Thank you, you were absolutely right they were USB mass storage for the built in card readers. 

I tried recompiling changing the processor option, but honestly I'm shooting in the dark, do you have any idea what to fix about the kernel? A general concept to check for?

Thanks again.

----------

## Monkeh

Start fresh.

----------

## Cadorna

you need 

Device Drivers->SCSI Device Support->SCSI Disk Support

plus your SATA Controller (that you mentioned you already have) driver in:

Device Drivers->Serial ATA

if you want, for example a CDROM SATA attached to the system, you should add:

Device Drivers->SCSI Device Support->SCSI CDROM Support

----------

## Tsiser

 *Cadorna wrote:*   

> you need 
> 
> Device Drivers->SCSI Device Support->SCSI Disk Support
> 
> plus your SATA Controller (that you mentioned you already have) driver in:
> ...

 

thank you very much for your help.

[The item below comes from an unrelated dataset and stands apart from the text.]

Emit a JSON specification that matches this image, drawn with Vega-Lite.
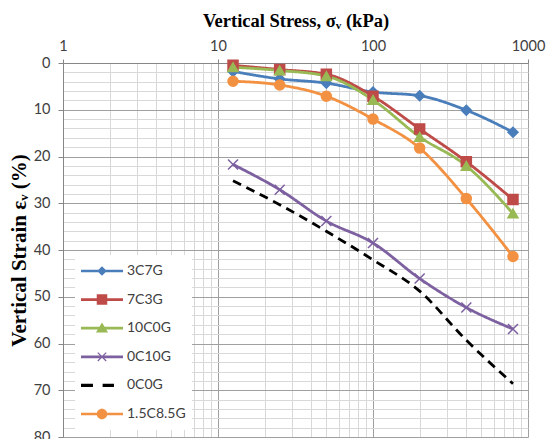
{
  "$schema": "https://vega.github.io/schema/vega-lite/v6.json",
  "width": 465,
  "height": 374,
  "autosize": "none",
  "padding": {"left": 63, "top": 63, "right": 18, "bottom": 2},
  "background": "white",
  "view": {"stroke": null},
  "data": {
    "values": [
      {"series": "3C7G", "stress": 12.5, "strain": 1.8},
      {"series": "3C7G", "stress": 25, "strain": 3.4},
      {"series": "3C7G", "stress": 50, "strain": 4.3},
      {"series": "3C7G", "stress": 100, "strain": 6.2},
      {"series": "3C7G", "stress": 200, "strain": 7.0},
      {"series": "3C7G", "stress": 400, "strain": 10.1},
      {"series": "3C7G", "stress": 800, "strain": 14.8},
      {"series": "7C3G", "stress": 12.5, "strain": 0.5},
      {"series": "7C3G", "stress": 25, "strain": 1.4},
      {"series": "7C3G", "stress": 50, "strain": 2.4},
      {"series": "7C3G", "stress": 100, "strain": 7.1},
      {"series": "7C3G", "stress": 200, "strain": 14.1},
      {"series": "7C3G", "stress": 400, "strain": 21.1},
      {"series": "7C3G", "stress": 800, "strain": 29.2},
      {"series": "10C0G", "stress": 12.5, "strain": 0.9},
      {"series": "10C0G", "stress": 25, "strain": 1.6},
      {"series": "10C0G", "stress": 50, "strain": 2.8},
      {"series": "10C0G", "stress": 100, "strain": 7.9},
      {"series": "10C0G", "stress": 200, "strain": 15.8},
      {"series": "10C0G", "stress": 400, "strain": 22.0},
      {"series": "10C0G", "stress": 800, "strain": 32.2},
      {"series": "0C10G", "stress": 12.5, "strain": 21.7},
      {"series": "0C10G", "stress": 25, "strain": 27.1},
      {"series": "0C10G", "stress": 50, "strain": 33.8},
      {"series": "0C10G", "stress": 100, "strain": 38.5},
      {"series": "0C10G", "stress": 200, "strain": 46.1},
      {"series": "0C10G", "stress": 400, "strain": 52.3},
      {"series": "0C10G", "stress": 800, "strain": 56.9},
      {"series": "0C0G", "stress": 12.5, "strain": 25.2},
      {"series": "0C0G", "stress": 25, "strain": 30.3},
      {"series": "0C0G", "stress": 50, "strain": 36.0},
      {"series": "0C0G", "stress": 100, "strain": 42.1},
      {"series": "0C0G", "stress": 200, "strain": 48.8},
      {"series": "0C0G", "stress": 400, "strain": 59.3},
      {"series": "0C0G", "stress": 800, "strain": 68.6},
      {"series": "1.5C8.5G", "stress": 12.5, "strain": 3.9},
      {"series": "1.5C8.5G", "stress": 25, "strain": 4.7},
      {"series": "1.5C8.5G", "stress": 50, "strain": 7.1},
      {"series": "1.5C8.5G", "stress": 100, "strain": 12.0},
      {"series": "1.5C8.5G", "stress": 200, "strain": 18.2},
      {"series": "1.5C8.5G", "stress": 400, "strain": 29.0},
      {"series": "1.5C8.5G", "stress": 800, "strain": 41.4}
    ]
  },
  "encoding": {
    "x": {
      "field": "stress",
      "type": "quantitative",
      "scale": {"type": "log", "domain": [1, 1000], "nice": false},
      "axis": {
        "orient": "top",
        "title": "Vertical Stress, σᵥ (kPa)",
        "values": [1,2,3,4,5,6,7,8,9,10,20,30,40,50,60,70,80,90,100,200,300,400,500,600,700,800,900,1000],
        "labelExpr": "(datum.value == 1 || datum.value == 10 || datum.value == 100 || datum.value == 1000) ? format(datum.value, 'd') : ''",
        "labelOverlap": false,
        "labelFlush": false,
        "labelFont": "Lato",
        "labelFontSize": 14.5,
        "labelColor": "#404040",
        "labelPadding": 6,
        "tickSize": 4,
        "tickColor": {"condition": {"test": "datum.value == 1 || datum.value == 10 || datum.value == 100 || datum.value == 1000", "value": "#868686"}, "value": "transparent"},
        "domainColor": "#868686",
        "grid": true,
        "gridColor": {"condition": {"test": "datum.value == 1 || datum.value == 10 || datum.value == 100 || datum.value == 1000", "value": "#A0A0A0"}, "value": "#D9D9D9"},
        "gridWidth": 1,
        "titleFont": "Liberation Serif",
        "titleFontSize": 18.5,
        "titleFontWeight": "bold",
        "titleColor": "#000000",
        "titlePadding": 8
      }
    },
    "y": {
      "field": "strain",
      "type": "quantitative",
      "scale": {"domain": [0, 80], "reverse": true, "nice": false},
      "axis": {
        "title": "Vertical Strain εᵥ (%)",
        "values": [0,2,4,6,8,10,12,14,16,18,20,22,24,26,28,30,32,34,36,38,40,42,44,46,48,50,52,54,56,58,60,62,64,66,68,70,72,74,76,78,80],
        "labelExpr": "datum.value % 10 == 0 ? format(datum.value, 'd') : ''",
        "labelOverlap": false,
        "labelFlush": false,
        "labelFont": "Lato",
        "labelFontSize": 14.5,
        "labelColor": "#404040",
        "labelPadding": 8,
        "tickSize": 5,
        "tickColor": {"condition": {"test": "datum.value % 10 == 0", "value": "#868686"}, "value": "transparent"},
        "domainColor": "#868686",
        "grid": true,
        "gridColor": {"condition": {"test": "datum.value % 10 == 0", "value": "#A0A0A0"}, "value": "#D9D9D9"},
        "gridWidth": 1,
        "titleFont": "Liberation Serif",
        "titleFontSize": 21,
        "titleFontWeight": "bold",
        "titleColor": "#000000",
        "titlePadding": 4
      }
    }
  },
  "layer": [
    {
      "mark": {"type": "line", "interpolate": "monotone", "strokeWidth": 2.8},
      "encoding": {
        "color": {
          "field": "series", "type": "nominal",
          "scale": {"domain": ["3C7G", "7C3G", "10C0G", "0C10G", "0C0G", "1.5C8.5G"], "range": ["#4A7EBB", "#BE4B48", "#98B954", "#7D60A0", "#000000", "#F39142"]},
          "legend": null
        },
        "strokeDash": {
          "field": "series", "type": "nominal",
          "scale": {"domain": ["3C7G", "7C3G", "10C0G", "0C10G", "0C0G", "1.5C8.5G"], "range": [[1, 0], [1, 0], [1, 0], [1, 0], [9, 6], [1, 0]]},
          "legend": null
        }
      }
    },
    {
      "transform": [{"filter": "datum.series != '0C0G'"}],
      "mark": {"type": "point", "filled": true, "opacity": 1, "size": 100, "strokeWidth": 1.5},
      "encoding": {
        "color": {
          "field": "series", "type": "nominal",
          "scale": {"domain": ["3C7G", "7C3G", "10C0G", "0C10G", "0C0G", "1.5C8.5G"], "range": ["#4A7EBB", "#BE4B48", "#98B954", "#7D60A0", "#000000", "#F39142"]},
          "legend": null
        },
        "stroke": {
          "field": "series", "type": "nominal",
          "scale": {"domain": ["3C7G", "7C3G", "10C0G", "0C10G", "0C0G", "1.5C8.5G"], "range": ["#4A7EBB", "#BE4B48", "#98B954", "#7D60A0", "#000000", "#F39142"]},
          "legend": null
        },
        "shape": {
          "field": "series", "type": "nominal",
          "scale": {"domain": ["3C7G", "7C3G", "10C0G", "0C10G", "0C0G", "1.5C8.5G"], "range": ["diamond", "square", "triangle-up", "M-1,-1L1,1M-1,1L1,-1", "circle", "circle"]},
          "legend": null
        }
      }
    },
    {
      "mark": {"type": "point", "filled": true, "opacity": 0},
      "encoding": {
        "color": {
          "field": "series", "type": "nominal",
          "scale": {"domain": ["3C7G", "7C3G", "10C0G", "0C10G", "0C0G", "1.5C8.5G"], "range": ["#4A7EBB", "#BE4B48", "#98B954", "#7D60A0", "#000000", "#F39142"]},
          "legend": {
            "title": null,
            "orient": "none",
            "legendX": 12,
            "legendY": 192,
            "padding": 6,
            "fillColor": "white",
            "symbolSize": 1764,
            "symbolStrokeWidth": 0,
            "symbolOpacity": 1,
            "clipHeight": 20,
            "rowPadding": 8.6,
            "labelOffset": 4,
            "labelFont": "Lato",
            "labelFontSize": 14,
            "labelColor": "#404040",
            "encode": {"symbols": {"update": {"opacity": {"value": 1}, "fillOpacity": {"value": 1}}}}
          }
        },
        "shape": {
          "field": "series", "type": "nominal",
          "scale": {"domain": ["3C7G", "7C3G", "10C0G", "0C10G", "0C0G", "1.5C8.5G"], "range": [
            "M-1,-0.065H1V0.065H-1Z M0,-0.23L0.23,0L0,0.23L-0.23,0Z",
            "M-1,-0.065H1V0.065H-1Z M-0.25,-0.25H0.25V0.25H-0.25Z",
            "M-1,-0.065H1V0.065H-1Z M0,-0.27L0.29,0.21H-0.29Z",
            "M-1,-0.065H1V0.065H-1Z M-0.179,-0.221L0.221,0.179L0.179,0.221L-0.221,-0.179Z M-0.179,0.221L-0.221,0.179L0.179,-0.221L0.221,-0.179Z",
            "M-1,-0.075H-0.43V0.075H-1Z M0.03,-0.075H0.57V0.075H0.03Z",
            "M-1,-0.065H1V0.065H-1Z M0.25,0A0.25,0.25 0 1,1 -0.25,0A0.25,0.25 0 1,1 0.25,0Z"
          ]},
          "legend": {"title": null}
        }
      }
    }
  ],
  "resolve": {"scale": {"color": "independent", "shape": "independent"}}
}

I'm going to try this, I'm currently in the the middle of completely reimaging the machine, just to see, and will make sure to include these in the kernel.

----------

## Cadorna

i hope it's works for you, and let us know if it does

----------

## pzasso

This worked for me.  I have an all SCSI setup as far as hard drives are concerned, but i am using my onboard SATA controller for a SATA CDROM.  I have tried everything to get the CDROM recogonized, and even though I could see it  in the dmesg output below, it never showed up when I tried to query it with cdrecord.  Adding in the SCSI cdrom support appears to have worked.

ata1.00: ATAPI: HL-DT-STDVD+-RW GSA-H31L, W618, max UDMA/100

scsi 1:0:0:0: CD-ROM            HL-DT-ST DVD+-RW GSA-H31L W618 PQ: 0 ANSI: 5

Thanks,

--Paul

----------

## Tsiser

Thanks all for your help, I completely reimaged the system and it's working now. There's 3 places that seem to effect the sata stuff in the kernel menuconfig, ATA, SCSI, and low level drivers. It's always the simple things that you think you've tried before.

----------

## Cadorna

 *Tsiser wrote:*   

> Thanks all for your help, I completely reimaged the system and it's working now. There's 3 places that seem to effect the sata stuff in the kernel menuconfig, ATA, SCSI, and low level drivers. It's always the simple things that you think you've tried before.

 

really glad to hear that you manage to work out your problem, please change the Subject of this threads to "[SOLVED] SATA drive not showing up" so others can benefit from the experience

----------